◆ YOUR GOAL ◆
Retype only what runs from the beginning of the data through the line with "PieChart, Pie, Cell"; please omit the pictures and keep every line exact.

----------

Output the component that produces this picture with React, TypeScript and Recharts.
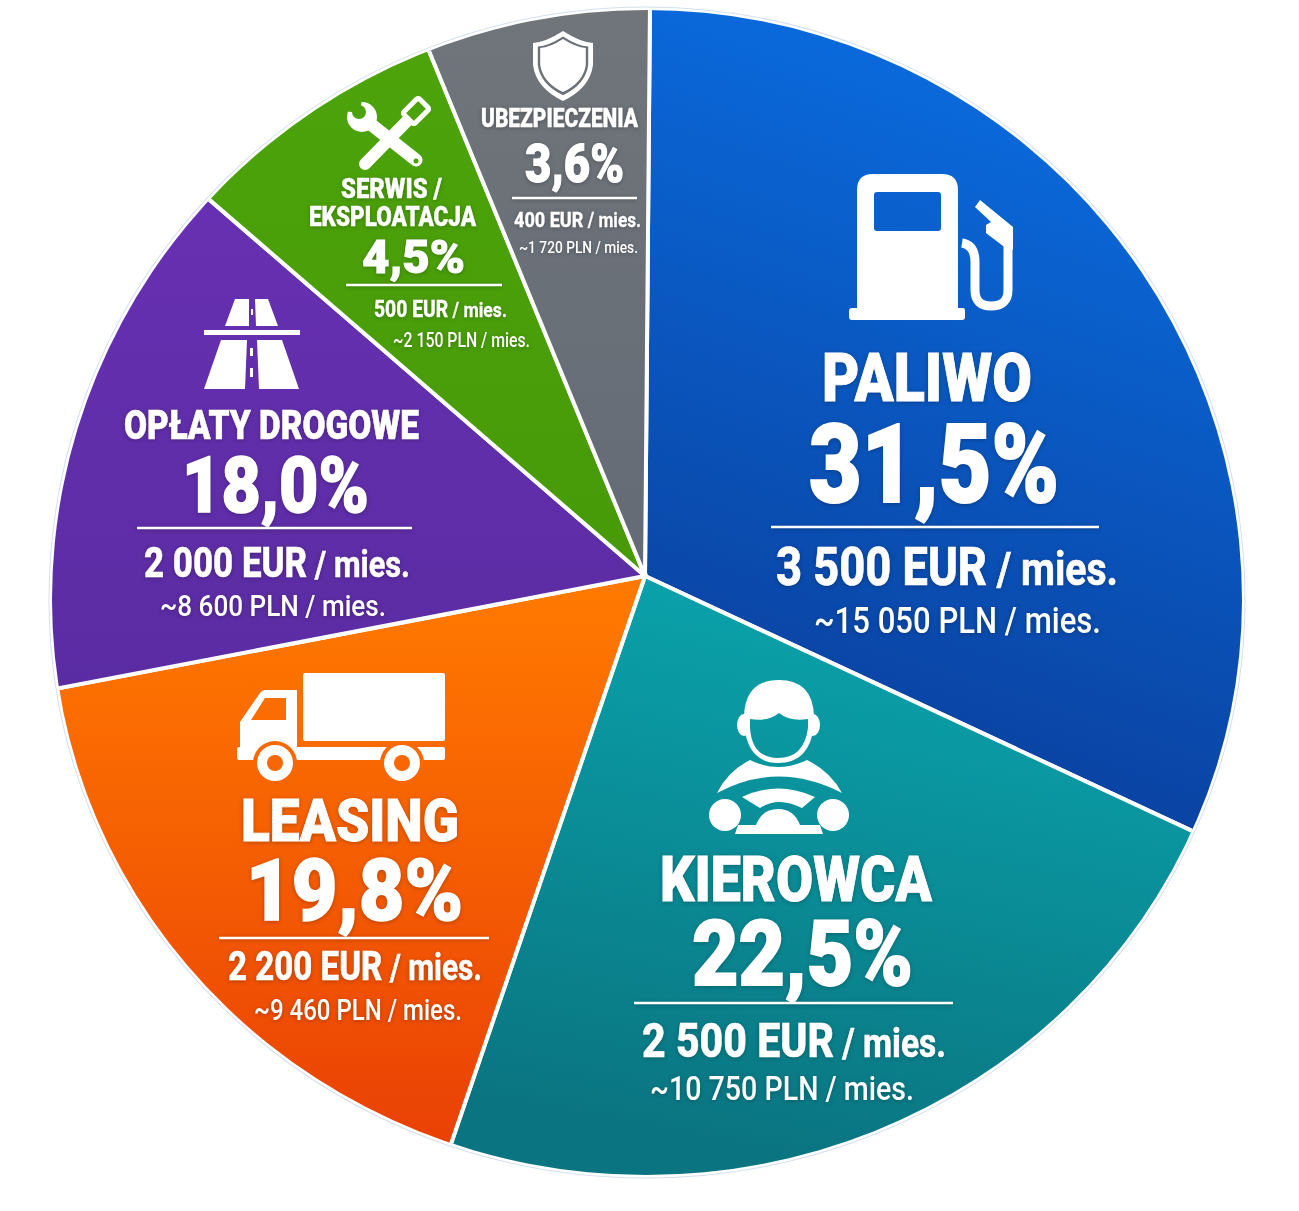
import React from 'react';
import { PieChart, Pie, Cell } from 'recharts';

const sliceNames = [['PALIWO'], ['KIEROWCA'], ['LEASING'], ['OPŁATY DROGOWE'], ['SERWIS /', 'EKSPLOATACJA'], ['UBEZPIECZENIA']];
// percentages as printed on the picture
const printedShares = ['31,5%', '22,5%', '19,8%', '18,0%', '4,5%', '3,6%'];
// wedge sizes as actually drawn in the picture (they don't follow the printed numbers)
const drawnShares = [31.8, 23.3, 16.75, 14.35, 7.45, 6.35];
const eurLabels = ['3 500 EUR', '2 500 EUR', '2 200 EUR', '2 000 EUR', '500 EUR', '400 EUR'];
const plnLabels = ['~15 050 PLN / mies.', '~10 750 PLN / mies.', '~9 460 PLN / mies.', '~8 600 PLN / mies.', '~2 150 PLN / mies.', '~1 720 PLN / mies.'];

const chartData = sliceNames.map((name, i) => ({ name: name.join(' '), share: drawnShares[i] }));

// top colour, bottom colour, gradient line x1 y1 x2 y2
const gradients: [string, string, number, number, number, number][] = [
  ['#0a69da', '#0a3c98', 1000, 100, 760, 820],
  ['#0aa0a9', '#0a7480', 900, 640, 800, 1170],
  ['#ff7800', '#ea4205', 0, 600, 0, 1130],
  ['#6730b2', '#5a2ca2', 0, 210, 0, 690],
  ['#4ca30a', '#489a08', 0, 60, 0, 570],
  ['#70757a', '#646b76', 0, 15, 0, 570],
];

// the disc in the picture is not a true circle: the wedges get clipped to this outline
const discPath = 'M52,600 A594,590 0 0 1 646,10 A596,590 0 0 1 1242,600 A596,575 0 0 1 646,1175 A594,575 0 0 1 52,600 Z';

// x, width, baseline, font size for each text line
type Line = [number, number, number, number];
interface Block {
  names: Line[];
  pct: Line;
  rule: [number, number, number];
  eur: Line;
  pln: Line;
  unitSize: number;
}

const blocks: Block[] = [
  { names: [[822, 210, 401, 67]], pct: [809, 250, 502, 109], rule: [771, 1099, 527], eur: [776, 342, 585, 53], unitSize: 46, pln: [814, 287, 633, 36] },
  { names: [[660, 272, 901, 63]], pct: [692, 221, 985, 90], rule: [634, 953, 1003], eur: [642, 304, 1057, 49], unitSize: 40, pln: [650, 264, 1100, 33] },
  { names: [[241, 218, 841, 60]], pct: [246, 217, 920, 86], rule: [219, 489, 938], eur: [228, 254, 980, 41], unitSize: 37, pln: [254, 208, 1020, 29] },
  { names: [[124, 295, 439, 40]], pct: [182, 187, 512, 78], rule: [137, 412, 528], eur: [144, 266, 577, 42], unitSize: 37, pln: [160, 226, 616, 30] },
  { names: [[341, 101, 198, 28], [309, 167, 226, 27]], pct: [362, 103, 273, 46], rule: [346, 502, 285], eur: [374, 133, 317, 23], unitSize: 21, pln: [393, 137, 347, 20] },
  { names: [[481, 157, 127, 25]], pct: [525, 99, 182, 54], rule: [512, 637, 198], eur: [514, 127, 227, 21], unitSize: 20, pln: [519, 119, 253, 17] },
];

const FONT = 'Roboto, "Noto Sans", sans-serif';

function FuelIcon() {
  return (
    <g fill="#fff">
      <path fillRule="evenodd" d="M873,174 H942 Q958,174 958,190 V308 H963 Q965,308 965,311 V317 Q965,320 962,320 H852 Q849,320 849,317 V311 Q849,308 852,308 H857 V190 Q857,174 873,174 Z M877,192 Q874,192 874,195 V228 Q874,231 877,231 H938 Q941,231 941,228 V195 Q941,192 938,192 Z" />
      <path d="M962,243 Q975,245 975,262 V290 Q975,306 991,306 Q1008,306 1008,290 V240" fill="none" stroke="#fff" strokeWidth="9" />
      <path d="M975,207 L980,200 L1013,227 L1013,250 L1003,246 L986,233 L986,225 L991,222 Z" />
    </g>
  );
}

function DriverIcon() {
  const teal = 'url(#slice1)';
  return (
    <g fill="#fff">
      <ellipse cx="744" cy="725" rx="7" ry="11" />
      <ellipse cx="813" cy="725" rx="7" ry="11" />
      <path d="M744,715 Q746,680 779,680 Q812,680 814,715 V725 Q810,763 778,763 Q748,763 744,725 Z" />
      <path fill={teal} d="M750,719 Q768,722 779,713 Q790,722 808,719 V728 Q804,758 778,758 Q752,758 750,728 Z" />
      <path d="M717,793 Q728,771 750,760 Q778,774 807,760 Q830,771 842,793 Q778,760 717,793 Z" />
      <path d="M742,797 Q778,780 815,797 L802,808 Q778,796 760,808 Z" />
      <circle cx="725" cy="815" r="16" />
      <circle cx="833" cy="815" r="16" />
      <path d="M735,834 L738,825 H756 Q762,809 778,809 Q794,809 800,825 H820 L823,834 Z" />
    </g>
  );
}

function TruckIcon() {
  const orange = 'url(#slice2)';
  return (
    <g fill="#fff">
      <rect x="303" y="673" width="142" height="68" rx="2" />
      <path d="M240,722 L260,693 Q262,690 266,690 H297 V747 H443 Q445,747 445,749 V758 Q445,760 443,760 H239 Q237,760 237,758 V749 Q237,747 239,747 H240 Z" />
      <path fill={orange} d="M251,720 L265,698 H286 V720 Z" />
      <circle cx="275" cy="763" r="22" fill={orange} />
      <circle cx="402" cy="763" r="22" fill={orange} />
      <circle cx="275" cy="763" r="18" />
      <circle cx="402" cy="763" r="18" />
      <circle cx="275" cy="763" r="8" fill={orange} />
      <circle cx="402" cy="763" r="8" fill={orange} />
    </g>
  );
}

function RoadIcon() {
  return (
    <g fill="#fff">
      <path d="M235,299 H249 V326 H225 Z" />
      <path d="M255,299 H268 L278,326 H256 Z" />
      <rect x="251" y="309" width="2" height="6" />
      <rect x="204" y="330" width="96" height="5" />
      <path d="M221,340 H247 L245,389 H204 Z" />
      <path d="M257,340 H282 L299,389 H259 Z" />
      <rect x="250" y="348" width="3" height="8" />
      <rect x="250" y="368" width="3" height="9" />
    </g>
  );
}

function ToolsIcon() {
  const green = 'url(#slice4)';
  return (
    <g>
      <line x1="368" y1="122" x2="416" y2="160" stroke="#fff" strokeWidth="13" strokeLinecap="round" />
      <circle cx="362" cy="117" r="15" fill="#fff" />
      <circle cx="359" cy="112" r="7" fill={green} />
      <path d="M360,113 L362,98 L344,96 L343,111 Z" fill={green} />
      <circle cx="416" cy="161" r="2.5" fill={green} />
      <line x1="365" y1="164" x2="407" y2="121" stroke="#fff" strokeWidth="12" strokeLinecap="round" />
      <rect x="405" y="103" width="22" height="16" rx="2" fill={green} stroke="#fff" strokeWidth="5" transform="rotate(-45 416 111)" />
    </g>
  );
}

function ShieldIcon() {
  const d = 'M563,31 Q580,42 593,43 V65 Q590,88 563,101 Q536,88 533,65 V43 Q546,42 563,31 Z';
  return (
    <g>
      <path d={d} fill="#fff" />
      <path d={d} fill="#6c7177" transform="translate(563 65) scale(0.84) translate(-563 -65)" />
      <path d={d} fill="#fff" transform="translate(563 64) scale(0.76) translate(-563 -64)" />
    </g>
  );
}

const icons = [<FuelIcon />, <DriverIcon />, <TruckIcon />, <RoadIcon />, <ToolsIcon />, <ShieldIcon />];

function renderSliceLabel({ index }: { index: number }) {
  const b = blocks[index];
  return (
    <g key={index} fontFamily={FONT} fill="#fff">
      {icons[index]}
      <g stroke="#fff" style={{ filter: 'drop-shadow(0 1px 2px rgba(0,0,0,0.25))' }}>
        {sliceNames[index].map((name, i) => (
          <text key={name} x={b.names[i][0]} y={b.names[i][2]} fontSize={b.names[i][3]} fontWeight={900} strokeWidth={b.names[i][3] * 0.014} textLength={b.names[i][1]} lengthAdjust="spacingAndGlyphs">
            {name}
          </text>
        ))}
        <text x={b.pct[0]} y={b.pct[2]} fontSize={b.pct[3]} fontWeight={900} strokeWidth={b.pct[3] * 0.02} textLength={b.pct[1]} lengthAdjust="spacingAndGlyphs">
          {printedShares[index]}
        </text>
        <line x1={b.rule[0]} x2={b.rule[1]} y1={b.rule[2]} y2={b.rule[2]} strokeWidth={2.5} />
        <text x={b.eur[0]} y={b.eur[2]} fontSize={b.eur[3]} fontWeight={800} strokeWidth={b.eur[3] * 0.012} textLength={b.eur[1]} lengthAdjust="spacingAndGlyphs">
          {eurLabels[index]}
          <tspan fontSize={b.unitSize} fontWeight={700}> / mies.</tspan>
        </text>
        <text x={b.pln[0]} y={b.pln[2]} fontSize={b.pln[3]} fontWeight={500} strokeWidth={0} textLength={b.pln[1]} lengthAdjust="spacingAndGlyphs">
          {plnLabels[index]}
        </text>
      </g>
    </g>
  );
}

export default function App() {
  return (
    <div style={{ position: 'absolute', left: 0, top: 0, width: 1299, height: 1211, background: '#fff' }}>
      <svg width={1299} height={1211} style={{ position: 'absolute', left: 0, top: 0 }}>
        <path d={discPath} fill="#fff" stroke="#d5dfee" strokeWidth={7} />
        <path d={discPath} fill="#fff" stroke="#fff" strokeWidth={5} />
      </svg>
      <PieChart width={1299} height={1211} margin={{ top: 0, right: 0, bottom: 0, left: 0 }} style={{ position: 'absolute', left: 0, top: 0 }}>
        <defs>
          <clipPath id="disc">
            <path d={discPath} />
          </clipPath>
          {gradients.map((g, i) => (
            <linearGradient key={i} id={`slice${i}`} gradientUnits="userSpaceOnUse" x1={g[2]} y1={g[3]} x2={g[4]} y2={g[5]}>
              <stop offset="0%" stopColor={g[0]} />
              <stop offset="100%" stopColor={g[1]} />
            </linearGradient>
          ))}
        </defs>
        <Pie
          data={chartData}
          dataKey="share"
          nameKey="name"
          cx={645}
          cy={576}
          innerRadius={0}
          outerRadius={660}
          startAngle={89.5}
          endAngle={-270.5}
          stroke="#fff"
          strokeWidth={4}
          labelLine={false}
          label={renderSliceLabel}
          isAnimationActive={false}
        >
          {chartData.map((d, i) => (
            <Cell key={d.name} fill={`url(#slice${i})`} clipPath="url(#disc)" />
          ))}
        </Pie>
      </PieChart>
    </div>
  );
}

----------

◆ SOLUTION FOR THIS TASK ◆
Output the component that produces this picture with React, TypeScript and Recharts.
import React from 'react';
import { PieChart, Pie, Cell } from 'recharts';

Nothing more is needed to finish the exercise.